Uma primavera árabe udenista

Há algo de inusitado no comportamento de certos setores da imprensa brasileira em relação às manifestações contra a corrupção: saíram do apoio em matérias e editoriais para, suprema ousadia, dirigi-las desde as redações. Apelando às chamadas “redes sociais”, sonham com massas sublevadas entoando slogans que reafirmem a sua pauta conversadora, com destaque para o voto distrital.

Em que pese o raquitismo das manifestações, as manchetes de alguns jornais e de certa revista semanal remetem-nos a um mundo parecido com aquele da Praça Tahir, no Cairo, nos dias que precederam à queda do ditador Hosni Mubarak. Tudo se passa como se o país estivesse ruindo e uma nova ordem prestes a emergir. Obviamente, não descarto a possibilidade de que parcelas da população se deixem seduzir pelo canto da sereia e, em um futuro próximo, tomem as ruas e praças das grandes cidades brasileiras com antigas bandeiras da UDN nas mãos. Não parece ser essa a possibilidade mais forte, no entanto.

Quem, em domínio razoável de suas faculdades mentais, colocar-se-ia contra o combate à corrupção? O problema é que sabemos, pelo menos desde os tempos em que Carlos Lacerda incitava os militares contra Getúlio Vargas, que essa é a “bandeira de luta” que resta aos que não possuem mais bandeiras no terreno da política. O moralismo é o ocaso de qualquer política. É, acima de tudo, a aversão conservadora ao embate de posições no espaço público. Especialmente quando essas posições são alimentadas por interesses legitimamente construídos no duro chão da vida social.

O udenismo é a configuração histórica mais vistosa do moralismo na política brasileira. E a sua grande vitória política foi a eleição de Jânio Quadros, em 1960. A contribuição do “homem da vassoura” à miséria política nacional, sabemos todos, não foi pequena. Nem falemos das “Senhoras de Santana”, as avós ideológicas dos manifestantes anticorrupção de nossos dias.

O udenismo mudou de cara, mas não tem como alterar radicalmente suas práticas. Sua produção discursiva mira depreciativamente pessoas, especialmente àquelas cujas trajetórias traduzem, mesmo que simbolicamente, a ascensão política “dos de baixo”. Getúlio Vargas, ontem; Lula, hoje. E se houver alguma possibilidade de tomar como alvo um ministro negro, pode-se esperar linchamento político.

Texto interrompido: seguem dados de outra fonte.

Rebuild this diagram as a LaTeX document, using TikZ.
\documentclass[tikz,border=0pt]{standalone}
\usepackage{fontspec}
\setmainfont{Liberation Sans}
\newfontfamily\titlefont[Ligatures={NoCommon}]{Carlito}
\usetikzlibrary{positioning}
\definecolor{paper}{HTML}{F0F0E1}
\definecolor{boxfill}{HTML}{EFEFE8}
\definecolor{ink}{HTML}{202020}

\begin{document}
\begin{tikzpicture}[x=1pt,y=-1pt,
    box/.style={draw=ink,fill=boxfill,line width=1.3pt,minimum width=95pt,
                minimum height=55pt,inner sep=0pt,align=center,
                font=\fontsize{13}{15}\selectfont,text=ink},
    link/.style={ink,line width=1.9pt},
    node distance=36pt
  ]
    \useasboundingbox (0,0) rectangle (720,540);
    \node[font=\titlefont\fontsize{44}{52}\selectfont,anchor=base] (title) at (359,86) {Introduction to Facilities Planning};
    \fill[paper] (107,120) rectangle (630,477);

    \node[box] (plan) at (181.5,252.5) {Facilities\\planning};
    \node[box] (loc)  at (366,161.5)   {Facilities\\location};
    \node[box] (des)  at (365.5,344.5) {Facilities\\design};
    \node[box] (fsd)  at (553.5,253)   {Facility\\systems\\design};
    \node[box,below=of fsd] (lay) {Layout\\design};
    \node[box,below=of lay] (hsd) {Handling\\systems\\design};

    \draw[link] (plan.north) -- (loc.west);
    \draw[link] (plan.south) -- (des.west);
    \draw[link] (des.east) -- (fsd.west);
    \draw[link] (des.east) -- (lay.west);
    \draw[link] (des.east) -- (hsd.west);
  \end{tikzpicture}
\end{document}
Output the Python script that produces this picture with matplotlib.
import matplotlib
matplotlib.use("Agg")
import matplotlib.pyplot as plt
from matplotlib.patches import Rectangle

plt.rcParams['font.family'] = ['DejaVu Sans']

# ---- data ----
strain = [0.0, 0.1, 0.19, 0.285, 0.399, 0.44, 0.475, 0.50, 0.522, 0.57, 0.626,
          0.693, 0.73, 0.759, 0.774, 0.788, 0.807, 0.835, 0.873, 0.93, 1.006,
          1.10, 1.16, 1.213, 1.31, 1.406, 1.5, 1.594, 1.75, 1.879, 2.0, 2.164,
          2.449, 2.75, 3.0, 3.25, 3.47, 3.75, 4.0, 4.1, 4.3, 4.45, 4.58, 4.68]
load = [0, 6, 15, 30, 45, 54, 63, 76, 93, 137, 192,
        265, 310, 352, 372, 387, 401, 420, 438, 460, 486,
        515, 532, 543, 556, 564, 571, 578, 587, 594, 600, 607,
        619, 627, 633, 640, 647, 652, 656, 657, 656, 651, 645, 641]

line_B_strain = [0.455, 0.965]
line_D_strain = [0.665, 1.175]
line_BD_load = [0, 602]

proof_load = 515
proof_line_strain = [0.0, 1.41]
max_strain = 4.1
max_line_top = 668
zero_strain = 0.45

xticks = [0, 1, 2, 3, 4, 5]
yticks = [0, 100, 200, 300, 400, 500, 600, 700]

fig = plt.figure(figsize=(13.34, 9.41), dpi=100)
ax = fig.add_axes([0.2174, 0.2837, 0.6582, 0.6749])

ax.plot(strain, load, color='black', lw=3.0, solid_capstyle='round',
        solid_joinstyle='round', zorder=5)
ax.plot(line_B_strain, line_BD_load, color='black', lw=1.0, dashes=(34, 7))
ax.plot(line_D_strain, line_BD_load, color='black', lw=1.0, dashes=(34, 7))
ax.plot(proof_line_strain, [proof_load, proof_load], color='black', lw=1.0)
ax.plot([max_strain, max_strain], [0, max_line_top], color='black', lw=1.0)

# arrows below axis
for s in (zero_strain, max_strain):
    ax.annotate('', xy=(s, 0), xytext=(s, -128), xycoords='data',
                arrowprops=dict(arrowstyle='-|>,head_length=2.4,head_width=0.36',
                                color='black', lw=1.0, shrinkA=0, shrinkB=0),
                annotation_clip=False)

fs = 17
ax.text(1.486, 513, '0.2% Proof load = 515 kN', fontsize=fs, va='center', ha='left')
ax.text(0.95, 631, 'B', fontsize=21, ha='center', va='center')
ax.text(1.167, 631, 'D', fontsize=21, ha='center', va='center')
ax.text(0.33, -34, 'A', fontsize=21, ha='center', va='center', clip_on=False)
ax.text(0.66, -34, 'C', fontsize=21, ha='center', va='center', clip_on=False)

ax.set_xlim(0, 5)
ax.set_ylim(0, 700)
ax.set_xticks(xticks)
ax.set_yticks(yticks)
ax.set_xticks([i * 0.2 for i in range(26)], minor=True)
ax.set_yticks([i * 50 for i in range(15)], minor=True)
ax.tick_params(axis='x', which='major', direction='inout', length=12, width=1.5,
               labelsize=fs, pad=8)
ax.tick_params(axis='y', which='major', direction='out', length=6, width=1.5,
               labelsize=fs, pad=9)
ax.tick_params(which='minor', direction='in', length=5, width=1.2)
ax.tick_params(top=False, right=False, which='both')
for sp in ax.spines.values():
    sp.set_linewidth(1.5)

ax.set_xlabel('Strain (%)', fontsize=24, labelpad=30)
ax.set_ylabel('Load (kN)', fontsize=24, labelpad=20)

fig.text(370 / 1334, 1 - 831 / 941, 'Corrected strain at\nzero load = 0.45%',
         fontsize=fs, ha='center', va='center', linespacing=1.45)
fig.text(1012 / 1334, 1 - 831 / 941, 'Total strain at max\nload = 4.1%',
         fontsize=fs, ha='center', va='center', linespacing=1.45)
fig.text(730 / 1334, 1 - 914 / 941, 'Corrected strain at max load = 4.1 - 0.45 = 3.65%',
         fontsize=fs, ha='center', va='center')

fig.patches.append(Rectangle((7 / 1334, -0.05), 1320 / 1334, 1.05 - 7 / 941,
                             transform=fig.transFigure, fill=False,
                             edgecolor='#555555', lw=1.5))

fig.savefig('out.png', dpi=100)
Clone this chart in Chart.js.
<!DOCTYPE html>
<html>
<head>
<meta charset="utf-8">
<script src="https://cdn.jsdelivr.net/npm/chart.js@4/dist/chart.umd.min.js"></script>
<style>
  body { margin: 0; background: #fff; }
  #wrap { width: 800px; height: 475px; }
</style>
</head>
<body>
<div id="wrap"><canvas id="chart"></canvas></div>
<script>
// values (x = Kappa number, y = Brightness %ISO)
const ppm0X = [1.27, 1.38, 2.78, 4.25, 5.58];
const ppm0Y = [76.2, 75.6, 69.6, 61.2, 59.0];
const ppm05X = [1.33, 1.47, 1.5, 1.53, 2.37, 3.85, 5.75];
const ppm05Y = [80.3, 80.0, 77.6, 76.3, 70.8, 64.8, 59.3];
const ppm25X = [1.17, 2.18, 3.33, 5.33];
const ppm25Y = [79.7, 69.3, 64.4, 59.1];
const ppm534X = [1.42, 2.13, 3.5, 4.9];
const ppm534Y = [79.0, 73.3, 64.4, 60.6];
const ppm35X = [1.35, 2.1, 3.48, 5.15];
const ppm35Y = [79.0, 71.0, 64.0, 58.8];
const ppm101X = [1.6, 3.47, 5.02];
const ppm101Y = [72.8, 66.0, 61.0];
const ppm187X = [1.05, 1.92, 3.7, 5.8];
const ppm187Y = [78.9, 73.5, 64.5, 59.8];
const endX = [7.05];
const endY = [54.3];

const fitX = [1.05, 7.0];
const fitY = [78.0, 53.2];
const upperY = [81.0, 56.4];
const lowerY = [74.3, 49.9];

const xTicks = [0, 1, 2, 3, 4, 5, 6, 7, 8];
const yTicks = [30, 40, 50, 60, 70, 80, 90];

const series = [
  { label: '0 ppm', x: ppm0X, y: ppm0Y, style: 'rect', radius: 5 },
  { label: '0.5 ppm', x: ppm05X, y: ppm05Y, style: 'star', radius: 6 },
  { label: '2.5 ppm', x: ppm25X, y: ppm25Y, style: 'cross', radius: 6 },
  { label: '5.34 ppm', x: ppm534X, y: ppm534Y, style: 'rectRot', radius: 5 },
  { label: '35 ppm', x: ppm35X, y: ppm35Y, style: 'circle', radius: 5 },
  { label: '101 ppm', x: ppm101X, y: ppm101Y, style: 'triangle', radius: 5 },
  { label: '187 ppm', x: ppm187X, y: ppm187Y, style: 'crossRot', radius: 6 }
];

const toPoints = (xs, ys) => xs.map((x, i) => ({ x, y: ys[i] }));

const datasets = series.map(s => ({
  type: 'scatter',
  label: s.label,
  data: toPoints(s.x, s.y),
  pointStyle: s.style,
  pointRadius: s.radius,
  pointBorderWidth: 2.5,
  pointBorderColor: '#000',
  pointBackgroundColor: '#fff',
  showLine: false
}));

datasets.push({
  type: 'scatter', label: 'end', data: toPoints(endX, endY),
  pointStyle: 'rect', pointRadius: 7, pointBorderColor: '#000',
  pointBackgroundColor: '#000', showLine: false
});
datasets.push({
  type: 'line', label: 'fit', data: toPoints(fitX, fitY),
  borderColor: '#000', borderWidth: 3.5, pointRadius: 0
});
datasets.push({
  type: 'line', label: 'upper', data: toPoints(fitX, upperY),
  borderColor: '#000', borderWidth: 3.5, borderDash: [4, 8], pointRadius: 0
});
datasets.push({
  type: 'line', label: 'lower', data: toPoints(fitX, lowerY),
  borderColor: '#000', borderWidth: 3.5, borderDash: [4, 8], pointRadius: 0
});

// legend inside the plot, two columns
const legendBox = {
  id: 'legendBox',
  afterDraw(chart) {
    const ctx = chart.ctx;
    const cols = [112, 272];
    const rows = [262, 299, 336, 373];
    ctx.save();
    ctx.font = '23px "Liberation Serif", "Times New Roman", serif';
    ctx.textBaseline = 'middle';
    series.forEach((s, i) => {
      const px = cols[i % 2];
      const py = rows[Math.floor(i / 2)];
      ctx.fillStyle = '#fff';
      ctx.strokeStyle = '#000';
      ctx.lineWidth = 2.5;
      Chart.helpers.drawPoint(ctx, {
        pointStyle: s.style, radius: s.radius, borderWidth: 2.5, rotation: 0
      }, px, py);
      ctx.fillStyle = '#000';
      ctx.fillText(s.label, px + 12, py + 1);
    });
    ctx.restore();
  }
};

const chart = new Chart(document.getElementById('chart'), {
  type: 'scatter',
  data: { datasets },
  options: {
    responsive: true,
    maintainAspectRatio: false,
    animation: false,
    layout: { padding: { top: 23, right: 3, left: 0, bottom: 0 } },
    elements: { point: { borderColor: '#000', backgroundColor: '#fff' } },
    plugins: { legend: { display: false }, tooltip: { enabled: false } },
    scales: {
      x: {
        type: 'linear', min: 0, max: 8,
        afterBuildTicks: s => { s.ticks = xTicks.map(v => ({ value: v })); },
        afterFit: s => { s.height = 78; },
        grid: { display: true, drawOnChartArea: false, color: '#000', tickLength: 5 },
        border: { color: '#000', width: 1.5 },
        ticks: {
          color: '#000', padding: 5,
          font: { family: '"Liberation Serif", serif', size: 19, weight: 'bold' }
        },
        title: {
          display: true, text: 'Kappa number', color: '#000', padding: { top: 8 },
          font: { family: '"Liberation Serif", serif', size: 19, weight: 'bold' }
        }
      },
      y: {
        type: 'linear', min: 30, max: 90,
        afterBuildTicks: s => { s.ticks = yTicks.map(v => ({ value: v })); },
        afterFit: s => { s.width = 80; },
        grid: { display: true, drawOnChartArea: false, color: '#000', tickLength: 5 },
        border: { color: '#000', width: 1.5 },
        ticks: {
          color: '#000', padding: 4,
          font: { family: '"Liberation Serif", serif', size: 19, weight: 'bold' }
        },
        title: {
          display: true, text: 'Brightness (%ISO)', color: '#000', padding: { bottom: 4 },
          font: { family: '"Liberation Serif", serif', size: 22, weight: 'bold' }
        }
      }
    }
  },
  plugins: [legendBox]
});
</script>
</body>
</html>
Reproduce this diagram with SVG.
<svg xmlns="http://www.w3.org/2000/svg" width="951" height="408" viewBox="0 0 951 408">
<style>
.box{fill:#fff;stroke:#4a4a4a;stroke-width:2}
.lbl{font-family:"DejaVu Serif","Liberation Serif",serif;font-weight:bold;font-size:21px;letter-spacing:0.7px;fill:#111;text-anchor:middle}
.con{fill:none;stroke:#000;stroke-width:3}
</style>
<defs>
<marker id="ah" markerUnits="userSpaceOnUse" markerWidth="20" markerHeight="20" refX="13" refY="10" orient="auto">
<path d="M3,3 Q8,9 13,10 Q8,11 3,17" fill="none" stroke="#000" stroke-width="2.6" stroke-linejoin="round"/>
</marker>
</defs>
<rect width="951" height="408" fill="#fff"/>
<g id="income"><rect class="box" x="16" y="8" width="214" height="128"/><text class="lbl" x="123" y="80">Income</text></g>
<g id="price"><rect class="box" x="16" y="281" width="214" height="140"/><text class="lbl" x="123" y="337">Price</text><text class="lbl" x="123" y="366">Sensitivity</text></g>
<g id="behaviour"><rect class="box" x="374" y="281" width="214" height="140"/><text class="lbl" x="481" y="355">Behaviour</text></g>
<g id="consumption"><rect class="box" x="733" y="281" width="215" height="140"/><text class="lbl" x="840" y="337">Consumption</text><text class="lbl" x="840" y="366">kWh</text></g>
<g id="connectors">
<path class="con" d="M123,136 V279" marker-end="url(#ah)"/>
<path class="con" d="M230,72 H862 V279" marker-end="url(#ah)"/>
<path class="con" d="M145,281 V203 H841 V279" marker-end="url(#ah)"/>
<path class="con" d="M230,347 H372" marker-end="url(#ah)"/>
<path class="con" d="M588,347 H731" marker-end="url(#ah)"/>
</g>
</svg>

Quando analisamos os discursos produzidos pelos combatentes anticorrupção nas ditas redes sociais damo-nos conta de que a fantasia de uma “primavera árabe” nos trópicos é apenas mais uma farsa em uma história já farsesca em demasia. Nesses discursos, caso alguém tenha paciência de sistematizar uma análise de seus conteúdos, escreve-se sobre corrupção, mas o alvo são os pobres e os nordestinos. Nada de novo, portanto.